Percayalah, belajar lebih nyata ketika kamu keluar kelas: di kantin sambil debat receh yang tiba-tiba jadi serius, di komunitas baca yang tidak peduli akan jabatanmu, atau bahkan di grup nongkrong yang obrolannya bisa lebih kritis daripada satu semester mata kuliah wajib. Karena di kelas, kadang yang betul-betul belajar justru AI-nya—mahasiswanya cuma numpang absen.
Pada akhirnya, kampus bukanlah tempat sakral yang otomatis membuat orang dewasa atau cerdas. Ia hanya panggung besar dengan tiga babak utama: perpeloncoan yang dibungkus jargon “tradisi”, organisasi yang sibuk jualan “kekeluargaan”, dan ruang kelas yang makin mirip roleplay dengan naskah dari AI. Semua terlihat serius, tapi sering kali absurd—dan kalau kita jujur, kadang lebih lucu daripada sinetron prime time.

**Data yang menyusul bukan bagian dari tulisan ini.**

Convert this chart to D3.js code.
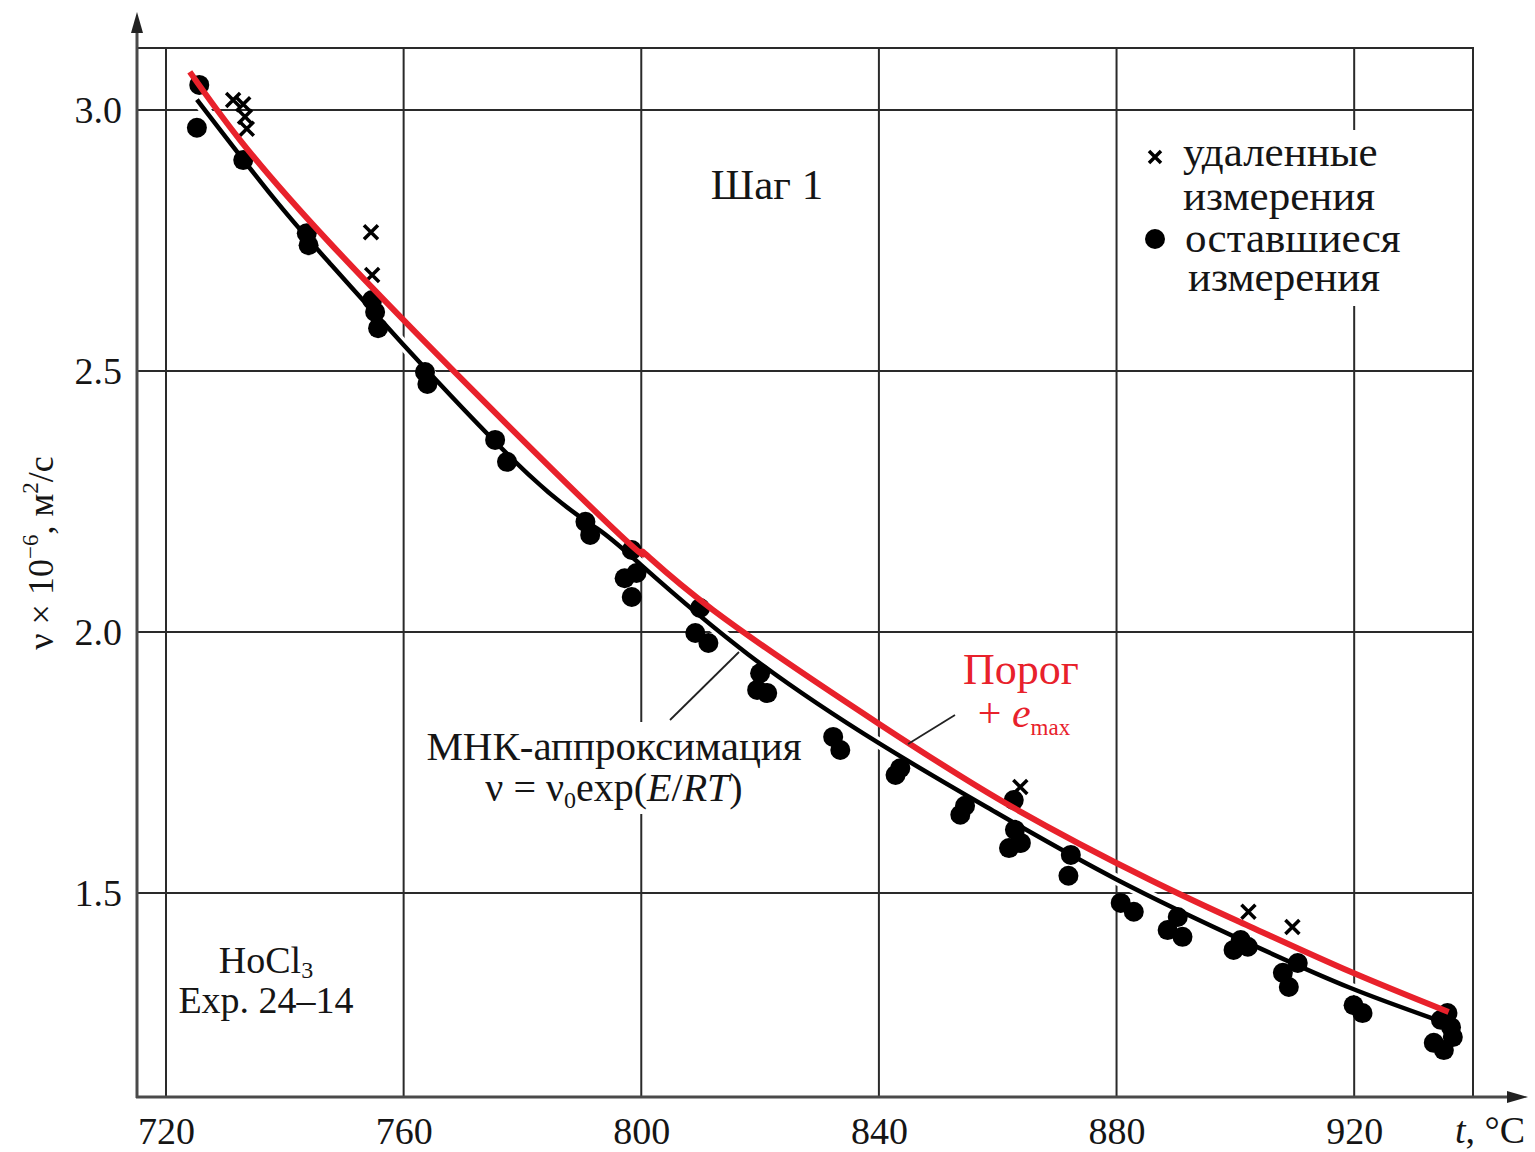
<!DOCTYPE html>
<html>
<head>
<meta charset="utf-8">
<script src="https://d3js.org/d3.v7.min.js"></script>
<style>
  body { margin: 0; background: #fff; }
  svg text { font-family: "Liberation Serif", "Times New Roman", serif; fill: #151515; }
  .grid line { stroke: #2a2a2a; stroke-width: 2; }
  .axis-line { stroke: #4a4a4a; stroke-width: 3; }
  .tick text { font-size: 38px; }
</style>
</head>
<body>
<script>
// ---- data ----
var xTicks = [720, 760, 800, 840, 880, 920];
var yTicks = [1.5, 2.0, 2.5, 3.0];

// remaining measurements (dots)
var keptT = [725.6, 725.2, 733.0, 743.7, 744.0, 754.7, 755.2, 755.7, 763.6, 764.0,
             775.4, 777.4, 790.6, 791.4, 798.4, 797.2, 798.4, 799.2, 809.9, 809.1, 811.3,
             820.0, 819.5, 821.2, 832.3, 833.5, 842.8, 843.6, 853.7, 854.5,
             862.7, 862.9, 861.9, 863.9, 872.3, 871.9, 880.7, 882.9,
             888.6, 891.1, 890.3, 899.7, 902.1, 900.9, 908.0, 909.0, 910.5, 919.9, 921.4,
             934.6, 936.3, 933.4, 935.1, 936.6, 935.7];
var keptV = [3.048, 2.966, 2.904, 2.764, 2.741, 2.636, 2.613, 2.582, 2.498, 2.475,
             2.368, 2.326, 2.211, 2.186, 2.157, 2.103, 2.067, 2.113, 2.046, 1.998, 1.979,
             1.921, 1.889, 1.883, 1.799, 1.774, 1.726, 1.739, 1.650, 1.667,
             1.678, 1.621, 1.586, 1.596, 1.573, 1.533, 1.481, 1.464,
             1.429, 1.416, 1.454, 1.391, 1.397, 1.410, 1.347, 1.320, 1.366, 1.285, 1.270,
             1.257, 1.243, 1.213, 1.199, 1.224, 1.270];

// removed measurements (crosses)
var removedT = [731.3, 733.0, 733.3, 733.6, 754.5, 754.7, 863.8, 902.2, 909.6];
var removedV = [3.019, 3.011, 2.987, 2.964, 2.766, 2.684, 1.703, 1.464, 1.435];

// least squares fit (black)
var fitT = [725.2, 738.0, 747.6, 760.0, 781.0, 792.6, 800.0, 818.0, 840.0, 859.0, 880.0, 902.6, 919.4, 933.4];
var fitV = [3.020, 2.833, 2.706, 2.550, 2.302, 2.198, 2.128, 1.957, 1.787, 1.659, 1.526, 1.402, 1.318, 1.259];

// threshold = fit + e_max (red)
var limT = [724.0, 747.6, 793.1, 800.2, 812.1, 840.3, 862.7, 885.7, 902.6, 919.4, 935.9];
var limV = [3.073, 2.745, 2.222, 2.154, 2.042, 1.822, 1.663, 1.525, 1.435, 1.349, 1.272];

var keptData = keptT.map(function(t, i) { return {t: t, v: keptV[i]}; });
var removedData = removedT.map(function(t, i) { return {t: t, v: removedV[i]}; });
var fitData = fitT.map(function(t, i) { return {t: t, v: fitV[i]}; });
var limData = limT.map(function(t, i) { return {t: t, v: limV[i]}; });

// ---- layout ----
var width = 1535, height = 1152,
    axisX = 137, plotTop = 48, axisY = 1097;

var x = d3.scaleLinear().domain([720, 940]).range([166, 1473]);
var y = d3.scaleLinear().domain([1.5, 3.0]).range([893, 110]);

var svg = d3.select("body")
  .append("svg")
    .attr("width", width)
    .attr("height", height);

svg.append("rect").attr("width", width).attr("height", height).attr("fill", "#fff");

// grid
var grid = svg.append("g").attr("class", "grid");
grid.selectAll("line.v")
  .data(xTicks.concat([940]))
  .enter().append("line")
    .attr("class", "v")
    .attr("x1", function(d) { return x(d); })
    .attr("x2", function(d) { return x(d); })
    .attr("y1", plotTop)
    .attr("y2", axisY);
grid.selectAll("line.h")
  .data(yTicks)
  .enter().append("line")
    .attr("class", "h")
    .attr("x1", axisX)
    .attr("x2", x(940))
    .attr("y1", function(d) { return y(d); })
    .attr("y2", function(d) { return y(d); });
grid.append("line")
  .attr("x1", axisX).attr("x2", x(940) + 1)
  .attr("y1", plotTop).attr("y2", plotTop);

// white patches behind text blocks (they cut the grid lines)
svg.append("rect").attr("x", 1135).attr("y", 130).attr("width", 280).attr("height", 176).attr("fill", "#fff");
svg.append("rect").attr("x", 415).attr("y", 722).attr("width", 400).attr("height", 92).attr("fill", "#fff");

// axes lines with arrows
svg.append("line").attr("class", "axis-line")
  .attr("x1", axisX).attr("x2", axisX).attr("y1", axisY + 1).attr("y2", 28);
svg.append("path")
  .attr("d", "M" + axisX + ",12L" + (axisX - 6) + ",33L" + (axisX + 6) + ",33Z")
  .attr("fill", "#222");
svg.append("line").attr("class", "axis-line")
  .attr("x1", axisX - 1).attr("x2", 1512).attr("y1", axisY).attr("y2", axisY);
svg.append("path")
  .attr("d", "M1528," + axisY + "L1507," + (axisY - 6) + "L1507," + (axisY + 6) + "Z")
  .attr("fill", "#222");

// tick labels
var xAxis = d3.axisBottom(x).tickValues(xTicks).tickSize(0).tickPadding(20);
svg.append("g")
  .attr("class", "x axis")
  .attr("transform", "translate(0," + axisY + ")")
  .call(xAxis)
  .call(function(g) { g.select(".domain").remove(); });

var yAxis = d3.axisLeft(y).tickValues(yTicks).tickFormat(d3.format(".1f")).tickSize(0).tickPadding(15);
svg.append("g")
  .attr("class", "y axis")
  .attr("transform", "translate(" + axisX + ",0)")
  .call(yAxis)
  .call(function(g) { g.select(".domain").remove(); });

svg.selectAll(".axis text")
  .attr("font-family", null)
  .attr("fill", "#151515");

// axis titles
var yTitle = svg.append("text")
  .attr("transform", "translate(53,553)rotate(-90)")
  .attr("text-anchor", "middle")
  .attr("font-size", 36);
yTitle.append("tspan").text("ν × 10");
yTitle.append("tspan").attr("font-size", 23).attr("dy", -15).text("−6");
yTitle.append("tspan").attr("dy", 15).text(", м");
yTitle.append("tspan").attr("font-size", 23).attr("dy", -15).text("2");
yTitle.append("tspan").attr("dy", 15).text("/с");

var xTitle = svg.append("text")
  .attr("x", 1455).attr("y", 1143)
  .attr("font-size", 38);
xTitle.append("tspan").attr("font-style", "italic").text("t");
xTitle.append("tspan").text(", °C");

// curves
var line = d3.line()
  .x(function(d) { return x(d.t); })
  .y(function(d) { return y(d.v); })
  .curve(d3.curveNatural);

svg.append("path")
  .datum(fitData)
  .attr("d", line)
  .attr("fill", "none")
  .attr("stroke", "#fff")
  .attr("stroke-width", 11);

// dots
svg.append("g")
  .selectAll("circle")
  .data(keptData)
  .enter().append("circle")
    .attr("cx", function(d) { return x(d.t); })
    .attr("cy", function(d) { return y(d.v); })
    .attr("r", 10)
    .attr("fill", "#000");

svg.append("path")
  .datum(fitData)
  .attr("d", line)
  .attr("fill", "none")
  .attr("stroke", "#000")
  .attr("stroke-width", 4.5);

// crosses
var cross = "M-7,-7L7,7M7,-7L-7,7";
svg.append("g")
  .selectAll("path")
  .data(removedData)
  .enter().append("path")
    .attr("transform", function(d) { return "translate(" + x(d.t) + "," + y(d.v) + ")"; })
    .attr("d", cross)
    .attr("stroke", "#000")
    .attr("stroke-width", 3.5);

svg.append("path")
  .datum(limData)
  .attr("d", line)
  .attr("fill", "none")
  .attr("stroke", "#e8212b")
  .attr("stroke-width", 6);

// leader lines
svg.append("line")
  .attr("x1", 670).attr("y1", 720).attr("x2", 739).attr("y2", 652)
  .attr("stroke", "#222").attr("stroke-width", 1.8);
svg.append("line")
  .attr("x1", 908).attr("y1", 744).attr("x2", 955).attr("y2", 715)
  .attr("stroke", "#222").attr("stroke-width", 1.8);

// annotations
svg.append("text")
  .attr("x", 767).attr("y", 199)
  .attr("text-anchor", "middle")
  .attr("font-size", 43)
  .text("Шаг 1");

svg.append("text")
  .attr("x", 614).attr("y", 760)
  .attr("text-anchor", "middle")
  .attr("font-size", 41)
  .text("МНК-аппроксимация");
var fitLabel = svg.append("text")
  .attr("x", 614).attr("y", 801)
  .attr("text-anchor", "middle")
  .attr("font-size", 40);
fitLabel.append("tspan").text("ν = ν");
fitLabel.append("tspan").attr("font-size", 24).attr("dy", 7).text("0");
fitLabel.append("tspan").attr("dy", -7).text("exp(");
fitLabel.append("tspan").attr("font-style", "italic").text("E");
fitLabel.append("tspan").text("/");
fitLabel.append("tspan").attr("font-style", "italic").text("RT");
fitLabel.append("tspan").text(")");

svg.append("text")
  .attr("x", 1021).attr("y", 684)
  .attr("text-anchor", "middle")
  .attr("font-size", 44)
  .style("fill", "#e8212b")
  .text("Порог");
var emax = svg.append("text")
  .attr("x", 1024).attr("y", 727)
  .attr("text-anchor", "middle")
  .attr("font-size", 42)
  .style("fill", "#e8212b");
emax.append("tspan").text("+ ");
emax.append("tspan").attr("font-style", "italic").text("e");
emax.append("tspan").attr("font-size", 23).attr("dy", 8).text("max");

var hocl = svg.append("text")
  .attr("x", 266).attr("y", 973)
  .attr("text-anchor", "middle")
  .attr("font-size", 38);
hocl.append("tspan").text("HoCl");
hocl.append("tspan").attr("font-size", 24).attr("dy", 5).text("3");
svg.append("text")
  .attr("x", 266).attr("y", 1013)
  .attr("text-anchor", "middle")
  .attr("font-size", 38)
  .text("Exp. 24–14");

// legend
var legend = svg.append("g").attr("class", "legend");
legend.append("path")
  .attr("transform", "translate(1155,157)")
  .attr("d", "M-6,-6L6,6M6,-6L-6,6")
  .attr("stroke", "#000")
  .attr("stroke-width", 3.5);
legend.append("circle")
  .attr("cx", 1155).attr("cy", 239).attr("r", 10)
  .attr("fill", "#000");
var legendRows = [
  {x: 1183, y: 166, s: "удаленные"},
  {x: 1183, y: 210, s: "измерения"},
  {x: 1185, y: 252, s: "оставшиеся"},
  {x: 1188, y: 291, s: "измерения"}
];
legend.selectAll("text")
  .data(legendRows)
  .enter().append("text")
    .attr("x", function(d) { return d.x; })
    .attr("y", function(d) { return d.y; })
    .attr("font-size", 43)
    .text(function(d) { return d.s; });
</script>
</body>
</html>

Untuk para kating yang doyan merasa berkuasa, mari tenang: umurmu hanya angka, jabatanmu hanya sementara, dan gagasan yang keliru tetap keliru meski diteriakkan lewat pengeras suara. Hormat itu datang dari integritas, bukan dari paksaan.
Dan untuk para maba, sadarilah sejak awal: kampus bukan keluarga, kating bukan nabi, organisasi bukan rumah, dan kelas bukan satu-satunya tempat belajar. Tugasmu bukan ikut-ikutan arus absurditas berjamaah, akan tetapi menemukan ruang di mana kamu benar-benar tumbuh, entah lewat komunitas, diskusi kecil, atau sekadar berani berkata “tidak” pada budaya yang jelas-jelas tidak masuk akal. Karena kalau tidak, kamu hanya akan menjadi penonton setia di drama kampus, ikut tertawa saat panggungnya kocak, tapi lupa bahwa masa depanmu tidak ditulis oleh senior, organisasi, atau AI—melainkan oleh dirimu sendiri.